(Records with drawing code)
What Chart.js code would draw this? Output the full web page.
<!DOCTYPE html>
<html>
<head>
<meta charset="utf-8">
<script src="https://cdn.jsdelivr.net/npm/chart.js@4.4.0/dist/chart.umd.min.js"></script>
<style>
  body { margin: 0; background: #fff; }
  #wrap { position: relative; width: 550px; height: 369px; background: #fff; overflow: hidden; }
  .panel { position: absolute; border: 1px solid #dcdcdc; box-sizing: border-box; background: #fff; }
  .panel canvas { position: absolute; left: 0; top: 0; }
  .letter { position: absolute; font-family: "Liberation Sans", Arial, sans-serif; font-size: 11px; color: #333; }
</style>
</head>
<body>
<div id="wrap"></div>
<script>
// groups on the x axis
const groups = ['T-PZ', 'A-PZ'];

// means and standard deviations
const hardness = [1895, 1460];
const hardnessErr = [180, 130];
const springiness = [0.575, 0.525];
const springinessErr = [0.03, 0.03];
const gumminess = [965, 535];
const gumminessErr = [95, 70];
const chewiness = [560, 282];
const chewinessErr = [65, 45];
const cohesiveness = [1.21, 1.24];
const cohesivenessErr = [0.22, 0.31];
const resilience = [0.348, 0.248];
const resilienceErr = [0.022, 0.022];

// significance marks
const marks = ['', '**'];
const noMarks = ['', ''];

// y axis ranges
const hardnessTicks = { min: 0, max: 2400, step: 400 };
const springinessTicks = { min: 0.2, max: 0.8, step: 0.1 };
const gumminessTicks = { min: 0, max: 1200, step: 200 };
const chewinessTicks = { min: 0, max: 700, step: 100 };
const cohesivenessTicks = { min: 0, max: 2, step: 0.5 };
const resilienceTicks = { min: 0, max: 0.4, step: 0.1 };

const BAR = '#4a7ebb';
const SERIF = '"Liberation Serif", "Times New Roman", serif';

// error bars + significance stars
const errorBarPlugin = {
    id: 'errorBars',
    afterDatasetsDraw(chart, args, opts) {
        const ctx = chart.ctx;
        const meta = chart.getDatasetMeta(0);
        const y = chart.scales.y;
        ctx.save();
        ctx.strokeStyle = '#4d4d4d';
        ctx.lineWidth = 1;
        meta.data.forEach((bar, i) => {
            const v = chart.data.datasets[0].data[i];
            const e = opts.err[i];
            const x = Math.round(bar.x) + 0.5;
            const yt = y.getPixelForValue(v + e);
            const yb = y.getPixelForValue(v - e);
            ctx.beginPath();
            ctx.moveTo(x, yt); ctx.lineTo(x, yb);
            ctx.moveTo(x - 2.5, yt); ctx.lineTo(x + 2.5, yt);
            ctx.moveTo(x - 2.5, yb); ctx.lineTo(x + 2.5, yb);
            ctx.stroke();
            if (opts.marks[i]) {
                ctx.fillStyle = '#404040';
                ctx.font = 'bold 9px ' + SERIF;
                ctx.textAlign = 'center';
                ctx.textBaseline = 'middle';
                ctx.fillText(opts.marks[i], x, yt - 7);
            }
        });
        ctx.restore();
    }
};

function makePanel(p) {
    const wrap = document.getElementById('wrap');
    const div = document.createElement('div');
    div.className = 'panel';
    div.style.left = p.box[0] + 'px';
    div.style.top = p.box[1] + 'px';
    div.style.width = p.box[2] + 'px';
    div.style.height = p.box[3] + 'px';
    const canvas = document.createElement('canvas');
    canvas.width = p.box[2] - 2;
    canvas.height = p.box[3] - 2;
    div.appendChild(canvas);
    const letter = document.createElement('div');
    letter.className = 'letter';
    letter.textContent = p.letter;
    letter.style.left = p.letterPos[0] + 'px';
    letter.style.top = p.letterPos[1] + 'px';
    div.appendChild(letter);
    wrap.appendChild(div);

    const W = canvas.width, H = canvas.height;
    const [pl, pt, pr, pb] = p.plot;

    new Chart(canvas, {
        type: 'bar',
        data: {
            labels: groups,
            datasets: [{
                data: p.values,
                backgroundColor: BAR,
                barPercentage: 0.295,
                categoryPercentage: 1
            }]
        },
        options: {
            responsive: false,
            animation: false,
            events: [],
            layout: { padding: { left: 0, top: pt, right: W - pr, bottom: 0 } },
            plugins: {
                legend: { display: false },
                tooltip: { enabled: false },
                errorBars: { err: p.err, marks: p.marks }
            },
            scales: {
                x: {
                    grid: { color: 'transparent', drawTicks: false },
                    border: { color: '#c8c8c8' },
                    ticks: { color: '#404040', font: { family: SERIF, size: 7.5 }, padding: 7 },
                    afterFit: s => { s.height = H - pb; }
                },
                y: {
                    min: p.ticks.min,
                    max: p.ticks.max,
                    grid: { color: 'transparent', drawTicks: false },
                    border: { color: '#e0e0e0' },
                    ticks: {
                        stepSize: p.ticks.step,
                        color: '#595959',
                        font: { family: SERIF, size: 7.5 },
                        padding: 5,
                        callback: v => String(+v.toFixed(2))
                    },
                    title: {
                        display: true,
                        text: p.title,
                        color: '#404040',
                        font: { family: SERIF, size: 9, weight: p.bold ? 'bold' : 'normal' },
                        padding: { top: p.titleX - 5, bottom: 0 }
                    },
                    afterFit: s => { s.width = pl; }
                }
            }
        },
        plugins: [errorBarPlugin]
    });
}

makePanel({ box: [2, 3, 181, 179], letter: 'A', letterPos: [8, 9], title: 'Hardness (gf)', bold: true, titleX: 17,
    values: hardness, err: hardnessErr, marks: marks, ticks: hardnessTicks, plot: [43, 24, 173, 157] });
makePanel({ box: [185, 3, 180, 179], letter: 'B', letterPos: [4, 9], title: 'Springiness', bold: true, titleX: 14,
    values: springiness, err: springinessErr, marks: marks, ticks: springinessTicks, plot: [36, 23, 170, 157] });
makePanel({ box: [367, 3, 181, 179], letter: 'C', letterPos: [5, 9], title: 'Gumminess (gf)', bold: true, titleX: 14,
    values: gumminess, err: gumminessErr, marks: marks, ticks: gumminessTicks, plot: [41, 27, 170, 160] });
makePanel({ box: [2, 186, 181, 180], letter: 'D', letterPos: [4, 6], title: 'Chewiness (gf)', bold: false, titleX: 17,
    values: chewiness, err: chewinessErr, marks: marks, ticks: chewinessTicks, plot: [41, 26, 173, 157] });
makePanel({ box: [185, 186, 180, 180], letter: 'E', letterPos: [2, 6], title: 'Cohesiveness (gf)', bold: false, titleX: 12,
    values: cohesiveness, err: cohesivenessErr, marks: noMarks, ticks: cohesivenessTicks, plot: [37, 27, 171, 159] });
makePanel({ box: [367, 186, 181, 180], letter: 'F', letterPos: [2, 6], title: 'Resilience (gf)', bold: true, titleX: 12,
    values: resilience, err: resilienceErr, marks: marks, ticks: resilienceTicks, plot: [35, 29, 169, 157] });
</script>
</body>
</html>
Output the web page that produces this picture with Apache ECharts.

Written instruction:
Write the entries again, exactly as they stand.

In response:
What Chart.js code would draw this? Output the full web page.
<!DOCTYPE html>
<html>
<head>
<meta charset="utf-8">
<script src="https://cdn.jsdelivr.net/npm/chart.js@4.4.0/dist/chart.umd.min.js"></script>
<style>
  body { margin: 0; background: #fff; }
  #wrap { position: relative; width: 550px; height: 369px; background: #fff; overflow: hidden; }
  .panel { position: absolute; border: 1px solid #dcdcdc; box-sizing: border-box; background: #fff; }
  .panel canvas { position: absolute; left: 0; top: 0; }
  .letter { position: absolute; font-family: "Liberation Sans", Arial, sans-serif; font-size: 11px; color: #333; }
</style>
</head>
<body>
<div id="wrap"></div>
<script>
// groups on the x axis
const groups = ['T-PZ', 'A-PZ'];

// means and standard deviations
const hardness = [1895, 1460];
const hardnessErr = [180, 130];
const springiness = [0.575, 0.525];
const springinessErr = [0.03, 0.03];
const gumminess = [965, 535];
const gumminessErr = [95, 70];
const chewiness = [560, 282];
const chewinessErr = [65, 45];
const cohesiveness = [1.21, 1.24];
const cohesivenessErr = [0.22, 0.31];
const resilience = [0.348, 0.248];
const resilienceErr = [0.022, 0.022];

// significance marks
const marks = ['', '**'];
const noMarks = ['', ''];

// y axis ranges
const hardnessTicks = { min: 0, max: 2400, step: 400 };
const springinessTicks = { min: 0.2, max: 0.8, step: 0.1 };
const gumminessTicks = { min: 0, max: 1200, step: 200 };
const chewinessTicks = { min: 0, max: 700, step: 100 };
const cohesivenessTicks = { min: 0, max: 2, step: 0.5 };
const resilienceTicks = { min: 0, max: 0.4, step: 0.1 };

const BAR = '#4a7ebb';
const SERIF = '"Liberation Serif", "Times New Roman", serif';

// error bars + significance stars
const errorBarPlugin = {
    id: 'errorBars',
    afterDatasetsDraw(chart, args, opts) {
        const ctx = chart.ctx;
        const meta = chart.getDatasetMeta(0);
        const y = chart.scales.y;
        ctx.save();
        ctx.strokeStyle = '#4d4d4d';
        ctx.lineWidth = 1;
        meta.data.forEach((bar, i) => {
            const v = chart.data.datasets[0].data[i];
            const e = opts.err[i];
            const x = Math.round(bar.x) + 0.5;
            const yt = y.getPixelForValue(v + e);
            const yb = y.getPixelForValue(v - e);
            ctx.beginPath();
            ctx.moveTo(x, yt); ctx.lineTo(x, yb);
            ctx.moveTo(x - 2.5, yt); ctx.lineTo(x + 2.5, yt);
            ctx.moveTo(x - 2.5, yb); ctx.lineTo(x + 2.5, yb);
            ctx.stroke();
            if (opts.marks[i]) {
                ctx.fillStyle = '#404040';
                ctx.font = 'bold 9px ' + SERIF;
                ctx.textAlign = 'center';
                ctx.textBaseline = 'middle';
                ctx.fillText(opts.marks[i], x, yt - 7);
            }
        });
        ctx.restore();
    }
};

function makePanel(p) {
    const wrap = document.getElementById('wrap');
    const div = document.createElement('div');
    div.className = 'panel';
    div.style.left = p.box[0] + 'px';
    div.style.top = p.box[1] + 'px';
    div.style.width = p.box[2] + 'px';
    div.style.height = p.box[3] + 'px';
    const canvas = document.createElement('canvas');
    canvas.width = p.box[2] - 2;
    canvas.height = p.box[3] - 2;
    div.appendChild(canvas);
    const letter = document.createElement('div');
    letter.className = 'letter';
    letter.textContent = p.letter;
    letter.style.left = p.letterPos[0] + 'px';
    letter.style.top = p.letterPos[1] + 'px';
    div.appendChild(letter);
    wrap.appendChild(div);

    const W = canvas.width, H = canvas.height;
    const [pl, pt, pr, pb] = p.plot;

    new Chart(canvas, {
        type: 'bar',
        data: {
            labels: groups,
            datasets: [{
                data: p.values,
                backgroundColor: BAR,
                barPercentage: 0.295,
                categoryPercentage: 1
            }]
        },
        options: {
            responsive: false,
            animation: false,
            events: [],
            layout: { padding: { left: 0, top: pt, right: W - pr, bottom: 0 } },
            plugins: {
                legend: { display: false },
                tooltip: { enabled: false },
                errorBars: { err: p.err, marks: p.marks }
            },
            scales: {
                x: {
                    grid: { color: 'transparent', drawTicks: false },
                    border: { color: '#c8c8c8' },
                    ticks: { color: '#404040', font: { family: SERIF, size: 7.5 }, padding: 7 },
                    afterFit: s => { s.height = H - pb; }
                },
                y: {
                    min: p.ticks.min,
                    max: p.ticks.max,
                    grid: { color: 'transparent', drawTicks: false },
                    border: { color: '#e0e0e0' },
                    ticks: {
                        stepSize: p.ticks.step,
                        color: '#595959',
                        font: { family: SERIF, size: 7.5 },
                        padding: 5,
                        callback: v => String(+v.toFixed(2))
                    },
                    title: {
                        display: true,
                        text: p.title,
                        color: '#404040',
                        font: { family: SERIF, size: 9, weight: p.bold ? 'bold' : 'normal' },
                        padding: { top: p.titleX - 5, bottom: 0 }
                    },
                    afterFit: s => { s.width = pl; }
                }
            }
        },
        plugins: [errorBarPlugin]
    });
}

makePanel({ box: [2, 3, 181, 179], letter: 'A', letterPos: [8, 9], title: 'Hardness (gf)', bold: true, titleX: 17,
    values: hardness, err: hardnessErr, marks: marks, ticks: hardnessTicks, plot: [43, 24, 173, 157] });
makePanel({ box: [185, 3, 180, 179], letter: 'B', letterPos: [4, 9], title: 'Springiness', bold: true, titleX: 14,
    values: springiness, err: springinessErr, marks: marks, ticks: springinessTicks, plot: [36, 23, 170, 157] });
makePanel({ box: [367, 3, 181, 179], letter: 'C', letterPos: [5, 9], title: 'Gumminess (gf)', bold: true, titleX: 14,
    values: gumminess, err: gumminessErr, marks: marks, ticks: gumminessTicks, plot: [41, 27, 170, 160] });
makePanel({ box: [2, 186, 181, 180], letter: 'D', letterPos: [4, 6], title: 'Chewiness (gf)', bold: false, titleX: 17,
    values: chewiness, err: chewinessErr, marks: marks, ticks: chewinessTicks, plot: [41, 26, 173, 157] });
makePanel({ box: [185, 186, 180, 180], letter: 'E', letterPos: [2, 6], title: 'Cohesiveness (gf)', bold: false, titleX: 12,
    values: cohesiveness, err: cohesivenessErr, marks: noMarks, ticks: cohesivenessTicks, plot: [37, 27, 171, 159] });
makePanel({ box: [367, 186, 181, 180], letter: 'F', letterPos: [2, 6], title: 'Resilience (gf)', bold: true, titleX: 12,
    values: resilience, err: resilienceErr, marks: marks, ticks: resilienceTicks, plot: [35, 29, 169, 157] });
</script>
</body>
</html>
Output the web page that produces this picture with Apache ECharts.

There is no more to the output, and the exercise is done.